— WHAT NEEDS TO BE DONE —
Only the lines from the start of the data through the line containing "(timeT) -- (timeB);" should be written out, exactly as they are, with both ends included and the pictures left out.
*** INFORMATION SHOWN ***
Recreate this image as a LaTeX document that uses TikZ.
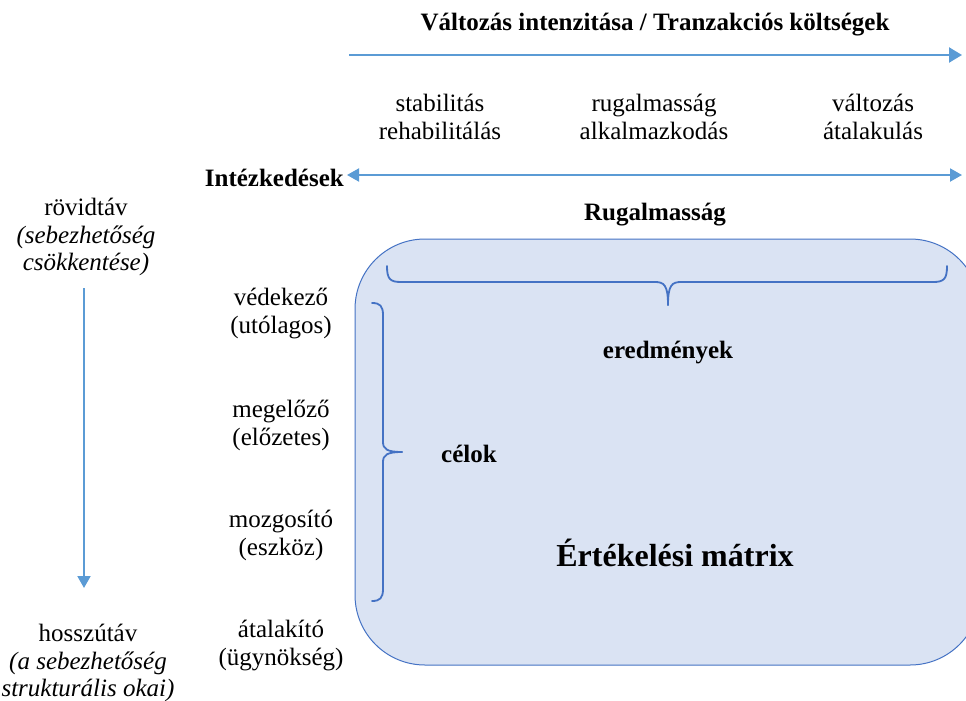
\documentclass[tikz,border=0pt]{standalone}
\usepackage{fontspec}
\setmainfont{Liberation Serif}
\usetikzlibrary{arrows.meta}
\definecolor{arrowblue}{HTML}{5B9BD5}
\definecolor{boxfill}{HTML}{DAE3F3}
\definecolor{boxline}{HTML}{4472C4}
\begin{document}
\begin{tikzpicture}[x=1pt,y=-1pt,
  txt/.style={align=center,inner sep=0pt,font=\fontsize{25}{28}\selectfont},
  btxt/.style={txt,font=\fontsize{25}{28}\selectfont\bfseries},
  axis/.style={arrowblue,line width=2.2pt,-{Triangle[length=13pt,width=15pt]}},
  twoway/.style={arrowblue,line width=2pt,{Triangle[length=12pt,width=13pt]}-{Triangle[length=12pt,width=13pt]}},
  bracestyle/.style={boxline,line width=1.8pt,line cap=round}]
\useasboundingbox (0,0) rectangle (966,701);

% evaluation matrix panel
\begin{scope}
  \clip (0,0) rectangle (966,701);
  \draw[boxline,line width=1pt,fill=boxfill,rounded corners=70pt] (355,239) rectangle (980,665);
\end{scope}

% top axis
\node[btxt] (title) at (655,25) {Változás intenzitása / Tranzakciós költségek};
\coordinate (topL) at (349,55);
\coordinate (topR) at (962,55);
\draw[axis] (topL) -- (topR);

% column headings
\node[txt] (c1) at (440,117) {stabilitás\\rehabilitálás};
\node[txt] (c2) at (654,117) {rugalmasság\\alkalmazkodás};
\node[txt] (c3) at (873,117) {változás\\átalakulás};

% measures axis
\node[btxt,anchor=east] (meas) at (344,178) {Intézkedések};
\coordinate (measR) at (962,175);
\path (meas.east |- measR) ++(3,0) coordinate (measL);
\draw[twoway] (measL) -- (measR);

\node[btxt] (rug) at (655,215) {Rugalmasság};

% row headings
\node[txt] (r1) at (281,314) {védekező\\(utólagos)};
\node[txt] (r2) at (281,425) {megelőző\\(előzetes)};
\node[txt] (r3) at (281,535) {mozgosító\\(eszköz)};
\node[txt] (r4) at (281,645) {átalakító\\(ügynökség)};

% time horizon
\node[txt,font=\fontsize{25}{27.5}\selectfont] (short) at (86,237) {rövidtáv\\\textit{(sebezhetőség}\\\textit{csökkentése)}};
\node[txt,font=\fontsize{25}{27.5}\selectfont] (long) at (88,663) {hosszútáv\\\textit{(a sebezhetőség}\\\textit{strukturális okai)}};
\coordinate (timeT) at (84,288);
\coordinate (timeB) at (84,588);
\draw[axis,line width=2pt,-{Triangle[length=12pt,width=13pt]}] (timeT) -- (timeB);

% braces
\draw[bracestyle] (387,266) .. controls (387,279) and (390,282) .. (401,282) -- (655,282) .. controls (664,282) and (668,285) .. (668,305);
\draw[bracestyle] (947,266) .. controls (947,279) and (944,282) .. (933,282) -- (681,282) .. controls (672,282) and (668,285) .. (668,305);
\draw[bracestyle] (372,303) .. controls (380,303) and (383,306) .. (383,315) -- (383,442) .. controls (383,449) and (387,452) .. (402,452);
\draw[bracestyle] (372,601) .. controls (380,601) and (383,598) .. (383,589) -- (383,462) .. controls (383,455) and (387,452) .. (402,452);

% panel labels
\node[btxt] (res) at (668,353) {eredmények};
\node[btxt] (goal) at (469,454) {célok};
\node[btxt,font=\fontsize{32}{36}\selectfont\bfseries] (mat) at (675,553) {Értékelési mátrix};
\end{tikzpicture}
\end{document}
***
— SOLVED EXERCISE —
Recreate this image as a LaTeX document that uses TikZ.
\documentclass[tikz,border=0pt]{standalone}
\usepackage{fontspec}
\setmainfont{Liberation Serif}
\usetikzlibrary{arrows.meta}
\definecolor{arrowblue}{HTML}{5B9BD5}
\definecolor{boxfill}{HTML}{DAE3F3}
\definecolor{boxline}{HTML}{4472C4}
\begin{document}
\begin{tikzpicture}[x=1pt,y=-1pt,
  txt/.style={align=center,inner sep=0pt,font=\fontsize{25}{28}\selectfont},
  btxt/.style={txt,font=\fontsize{25}{28}\selectfont\bfseries},
  axis/.style={arrowblue,line width=2.2pt,-{Triangle[length=13pt,width=15pt]}},
  twoway/.style={arrowblue,line width=2pt,{Triangle[length=12pt,width=13pt]}-{Triangle[length=12pt,width=13pt]}},
  bracestyle/.style={boxline,line width=1.8pt,line cap=round}]
\useasboundingbox (0,0) rectangle (966,701);

% evaluation matrix panel
\begin{scope}
  \clip (0,0) rectangle (966,701);
  \draw[boxline,line width=1pt,fill=boxfill,rounded corners=70pt] (355,239) rectangle (980,665);
\end{scope}

% top axis
\node[btxt] (title) at (655,25) {Változás intenzitása / Tranzakciós költségek};
\coordinate (topL) at (349,55);
\coordinate (topR) at (962,55);
\draw[axis] (topL) -- (topR);

% column headings
\node[txt] (c1) at (440,117) {stabilitás\\rehabilitálás};
\node[txt] (c2) at (654,117) {rugalmasság\\alkalmazkodás};
\node[txt] (c3) at (873,117) {változás\\átalakulás};

% measures axis
\node[btxt,anchor=east] (meas) at (344,178) {Intézkedések};
\coordinate (measR) at (962,175);
\path (meas.east |- measR) ++(3,0) coordinate (measL);
\draw[twoway] (measL) -- (measR);

\node[btxt] (rug) at (655,215) {Rugalmasság};

% row headings
\node[txt] (r1) at (281,314) {védekező\\(utólagos)};
\node[txt] (r2) at (281,425) {megelőző\\(előzetes)};
\node[txt] (r3) at (281,535) {mozgosító\\(eszköz)};
\node[txt] (r4) at (281,645) {átalakító\\(ügynökség)};

% time horizon
\node[txt,font=\fontsize{25}{27.5}\selectfont] (short) at (86,237) {rövidtáv\\\textit{(sebezhetőség}\\\textit{csökkentése)}};
\node[txt,font=\fontsize{25}{27.5}\selectfont] (long) at (88,663) {hosszútáv\\\textit{(a sebezhetőség}\\\textit{strukturális okai)}};
\coordinate (timeT) at (84,288);
\coordinate (timeB) at (84,588);
\draw[axis,line width=2pt,-{Triangle[length=12pt,width=13pt]}] (timeT) -- (timeB);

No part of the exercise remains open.